A leader of Egypt’s Muslim Brotherhood said his removal from the presidential ballot showed the army wanted to cling to power, a charge that turns up the heat between generals and Islamists, who both say they back a transition to democracy.
Khairat al-Shater, a wealthy businessman and top official in the Brotherhood, Egypt’s biggest Islamist group, had been a frontrunner for next month’s first round of voting – until the election committee rejected his bid over a criminal record he acquired during political persecution under Hosni Mubarak.
“The military council does not have the serious intention to transfer power,” he told a news conference in Cairo, accusing the officers who pushed out fellow general Mubarak after street protests last year of reneging on promises to make way. “We must wake up, because there is an attempt to hijack the revolution.”
The Brotherhood has already taken a dominant role in the new parliament elected in December, but it fears full power might elude it if excluded from the presidency.
A degree of accommodation between Islamists and the ruling generals who took power since Mubarak was toppled in February 2011 dismayed secular liberals and others demanding more swift reforms, but such cooperation has frayed in recent weeks.
Many Egyptians are concerned about where real power lies in the country and how much control the new head of state will have.

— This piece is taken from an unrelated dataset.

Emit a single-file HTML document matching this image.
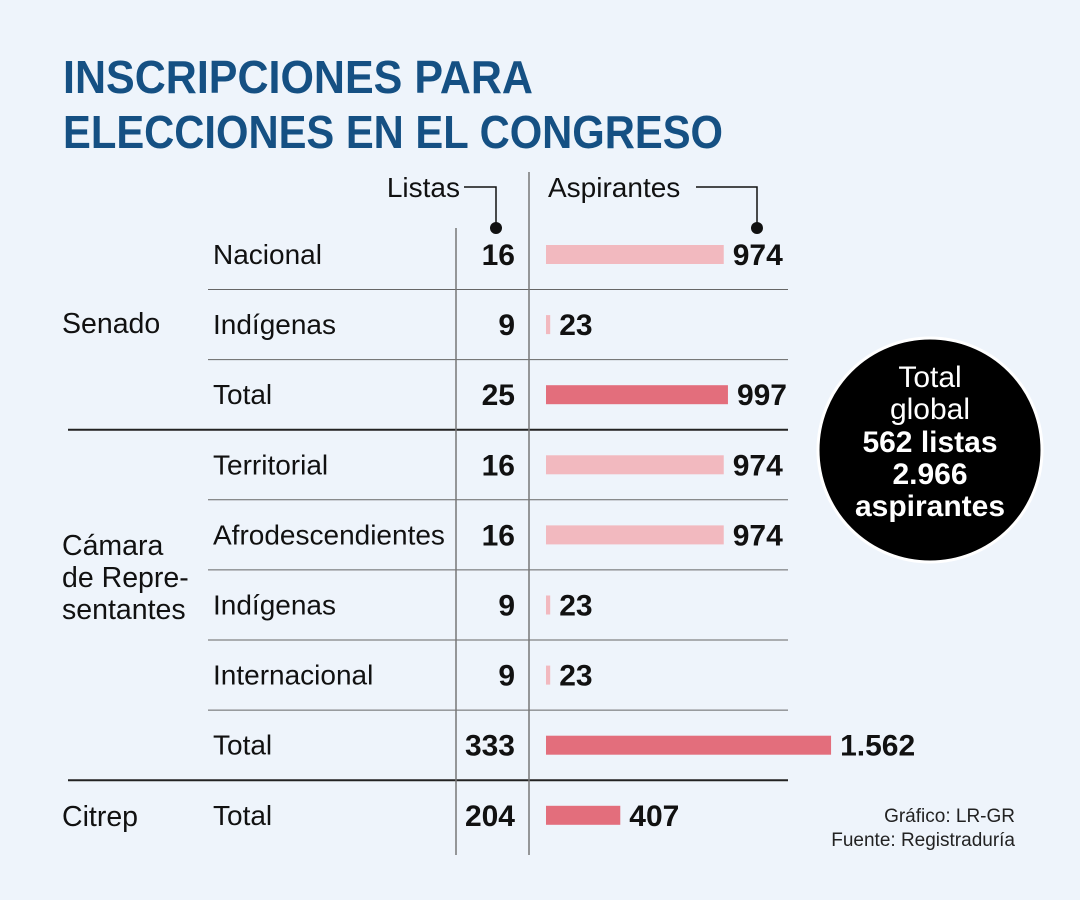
<!DOCTYPE html>
<html><head><meta charset="utf-8"><style>
body{margin:0;background:#eef4fb;}
svg{display:block;font-family:"Liberation Sans",sans-serif;}
</style></head><body>
<svg id="chart" width="1080" height="900" viewBox="0 0 1080 900">
<rect width="1080" height="900" fill="#eef4fb"/>
<g fill="#155083" font-weight="bold" font-size="46">
<text x="63" y="93" textLength="470" lengthAdjust="spacingAndGlyphs">INSCRIPCIONES PARA</text>
<text x="63" y="148" textLength="660" lengthAdjust="spacingAndGlyphs">ELECCIONES EN EL CONGRESO</text>
</g>
<g font-size="28" fill="#111">
<text x="460" y="197" text-anchor="end">Listas</text>
<text x="548" y="197">Aspirantes</text>
<polyline points="464,187 496,187 496,228" fill="none" stroke="#111" stroke-width="1.5"/>
<circle cx="496" cy="228" r="6" fill="#111"/>
<polyline points="696,187 757,187 757,228" fill="none" stroke="#111" stroke-width="1.5"/>
<circle cx="757" cy="228" r="6" fill="#111"/>
</g>
<g id="grid"></g>
<g id="rows"></g>
<g font-size="28.5" fill="#111">
<text x="62" y="333">Senado</text>
<text x="62" y="555">Cámara</text>
<text x="62" y="587">de Repre-</text>
<text x="62" y="619">sentantes</text>
<text x="62" y="826">Citrep</text>
</g>
<g>
<circle cx="930" cy="450" r="112" fill="#000" stroke="#fff" stroke-width="3"/>
<g fill="#fff" text-anchor="middle" font-size="30">
<text x="930" y="387">Total</text>
<text x="930" y="419">global</text>
<text x="930" y="452" font-weight="bold">562 listas</text>
<text x="930" y="484" font-weight="bold">2.966</text>
<text x="930" y="516" font-weight="bold">aspirantes</text>
</g>
</g>
<g font-size="19" fill="#222" text-anchor="end">
<text x="1015" y="822">Gráfico: LR-GR</text>
<text x="1015" y="846">Fuente: Registraduría</text>
</g>
</svg>
<script>
const categories=["Nacional","Indígenas","Total","Territorial","Afrodescendientes","Indígenas","Internacional","Total","Total"];
const listas=[16,9,25,16,16,9,9,333,204];
const aspirantes=[974,23,997,974,974,23,23,1562,407];
const aspLabels=["974","23","997","974","974","23","23","1.562","407"];
const isTotal=[false,false,true,false,false,false,false,true,true];
const NS="http://www.w3.org/2000/svg";
const rowsG=document.getElementById('rows');
const gridG=document.getElementById('grid');
const rowY=i=>254+i*70.1;
const xScale=v=>v*0.1825;
const barX=546;
function mk(tag,attrs,parent){const e=document.createElementNS(NS,tag);for(const k in attrs)e.setAttribute(k,attrs[k]);parent.appendChild(e);return e;}
categories.forEach((c,i)=>{
  const y=rowY(i);
  const t=mk('text',{x:213,y:y+10,'font-size':28,fill:'#111'},rowsG);t.textContent=c;
  
  
  const n=mk('text',{x:515,y:y+11,'font-size':30,'font-weight':'bold','text-anchor':'end',fill:'#111'},rowsG);n.textContent=listas[i];
  
  
  const w=Math.max(xScale(aspirantes[i]),4);
  const b=mk('rect',{x:barX,y:y-9,width:w,height:19,fill:isTotal[i]?'#e36e7c':'#f2b9bf'},rowsG);
  
  
  const v=mk('text',{x:barX+w+9,y:y+11,'font-size':30,'font-weight':'bold',fill:'#111'},rowsG);v.textContent=aspLabels[i];
  
  
  if(i<categories.length-1){
    const sy=y+35.5;
    const thick=(i===2||i===7);
    const l=mk('line',{x1:thick?68:208,x2:788,y1:sy,y2:sy,stroke:thick?'#222':'#666','stroke-width':thick?2:1},gridG);
    
    
  }
});
const v1=mk('line',{x1:456,x2:456,y1:228,y2:855,stroke:'#777','stroke-width':1.5},gridG);


const v2=mk('line',{x1:529,x2:529,y1:172,y2:855,stroke:'#777','stroke-width':1.5},gridG);


</script>
</body></html>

The ruling army council has vowed to hand power to civilians by July 1, after two rounds of voting on May 23-24 and June 16-17. But analysts expect the military to wield influence from behind the scenes long after the formal transition and many now see the army’s hands at work in determining who will run.
The armed forces, which have essentially run Egypt since the king was overthrown in 1952 and which also has extensive and shadowy commercial interests, insists it will oversee a free and fair vote, hand over political power, then return to barracks.
Shater’s bid for the presidency began less than three weeks ago in a surprise U-turn by the Brotherhood, when it decided to field a candidate. It ended almost as abruptly with a decision by the election committee that Shater called a “crime”. He has called for a demonstration on Friday against the decision.
Shater’s ejection, along with disqualifications of a popular ultra-conservative Islamist and Mubarak’s former spy chief, have turned the spotlight back on Amr Moussa, an ex-foreign minister, and moderate Islamist Abdel Moneim Abol Fotouh, who was expelled from the movement last year when he decided to launch his own campaign.
The Brotherhood has been forced to field its reserve presidential candidate, Mohamed Mursi, who is head of a political party set up by the movement as its political arm.
“When we (group and party) fielded a candidate, it is because we see him as the most suitable and best capable of carrying the responsibility,” Mursi said late on Wednesday in an interview.
As well as being a businessman, Shater was a political heavyweight in the Brotherhood and spent years in jail, often drawing up strategy from his cell. He was freed shortly after Mubarak was ousted, but the committee said his name had not been cleared, a prerequisite to run, despite a military pardon.
Mursi was then nominated for election as the group’s fears mounted that Shater would be pushed out. But Mursi, a 60-year-old engineer, lacks the political clout of Shater and may struggle to make such a big impression on the race, despite having the Brotherhood’s potent grassroots network behind him.
“Is this the man that never smiles? Why would I vote for someone I’ve never heard of and who I know nothing about?” Sobhy Ahmed, a 39-year-old Cairo security guard, said about Mursi.
Moussa, Abol Fotouh
A last-minute candidacy announcement by Omar Suleiman, Mubarak’s intelligence chief and briefly at the end his vice president, sparked a big protest last Friday by those who believed the decision is proof that remnants of Mubarak’s regime were seeking to reverse the gains of the 2011 uprising.
Suleiman, who said he accepted the committee decision, was backed by some Egyptians who saw him as a strongman who could restore security and by some who fear the rise of Islamist politicians.
A Salafi preacher, Hazem Salah Abu Ismail, who was disqualified because his late mother had obtained U.S. citizenship, said he would file a legal case against the committee accusing it of forgery and manipulation.
“I am preparing for them to unveil for the world their lies,” he said in a statement on Wednesday calling on his supporters to join mass protests on Friday called for by Liberal youth against candidates affiliated with the old order.
With the Brotherhood’s main candidate out, many of its votes could go to Abol Fotouh, analysts say.
“He will get many of the votes that were going to go to Shater and Abu Ismail as many will not be convinced by Mursi, who has been away from the Egyptian media in the last period,” said Nabil Abdel Fattah, a political scientist.
Abol Fotouh, 60, was part of a moderate reform wing in the Brotherhood until his expulsion. He started to win support outside the Islamist movement among secular-minded Egyptians looking for someone committed to democratic reform.
Moussa, who describes himself as a liberal nationalist, is also likely to win votes among such people, who worry about the gains made by Islamists since Mubarak was forced out.
“The president must lead a national coalition to save the nation,” the 75-year-old former foreign minister and Arab League chief told a rally to launch his programme.
He has promised to serve just one four-year term if elected.